Task goal: Repeat the material exactly from its first line to the line that includes "16, interval: 2". Skip pictures.

╔══

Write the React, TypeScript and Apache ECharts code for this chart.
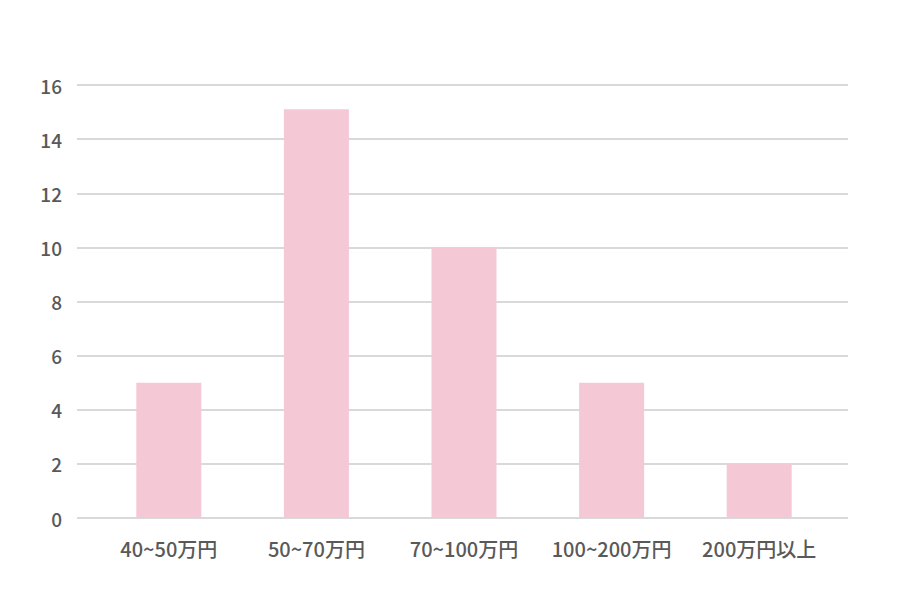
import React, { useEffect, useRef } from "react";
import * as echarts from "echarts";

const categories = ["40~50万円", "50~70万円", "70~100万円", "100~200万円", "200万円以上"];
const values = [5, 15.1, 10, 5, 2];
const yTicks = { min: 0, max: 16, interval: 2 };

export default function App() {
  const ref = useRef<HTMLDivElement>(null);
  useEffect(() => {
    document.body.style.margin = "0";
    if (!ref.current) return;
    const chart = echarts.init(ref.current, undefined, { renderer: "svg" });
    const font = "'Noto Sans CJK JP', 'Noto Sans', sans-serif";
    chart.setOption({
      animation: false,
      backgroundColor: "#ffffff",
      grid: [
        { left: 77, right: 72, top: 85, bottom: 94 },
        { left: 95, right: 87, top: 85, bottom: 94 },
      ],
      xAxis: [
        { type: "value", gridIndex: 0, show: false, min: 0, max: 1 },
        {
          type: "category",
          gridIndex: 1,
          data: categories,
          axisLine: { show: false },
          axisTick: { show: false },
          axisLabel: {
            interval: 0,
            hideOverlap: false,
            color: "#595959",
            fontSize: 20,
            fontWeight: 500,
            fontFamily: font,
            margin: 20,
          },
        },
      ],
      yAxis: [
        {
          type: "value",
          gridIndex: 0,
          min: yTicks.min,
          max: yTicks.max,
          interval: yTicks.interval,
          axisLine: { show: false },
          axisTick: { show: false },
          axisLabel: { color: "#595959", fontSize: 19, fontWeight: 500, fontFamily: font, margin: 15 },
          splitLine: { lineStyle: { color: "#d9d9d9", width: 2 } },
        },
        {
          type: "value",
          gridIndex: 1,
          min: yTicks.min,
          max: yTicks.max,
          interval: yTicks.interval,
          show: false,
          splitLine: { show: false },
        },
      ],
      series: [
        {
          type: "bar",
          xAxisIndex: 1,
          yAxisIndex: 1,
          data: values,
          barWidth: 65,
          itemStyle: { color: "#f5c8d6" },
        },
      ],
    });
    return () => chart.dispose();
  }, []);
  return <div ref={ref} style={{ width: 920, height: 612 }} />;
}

╚══

Result for this task:
Write the React, TypeScript and Apache ECharts code for this chart.
import React, { useEffect, useRef } from "react";
import * as echarts from "echarts";

const categories = ["40~50万円", "50~70万円", "70~100万円", "100~200万円", "200万円以上"];
const values = [5, 15.1, 10, 5, 2];
const yTicks = { min: 0, max: 16, interval: 2 };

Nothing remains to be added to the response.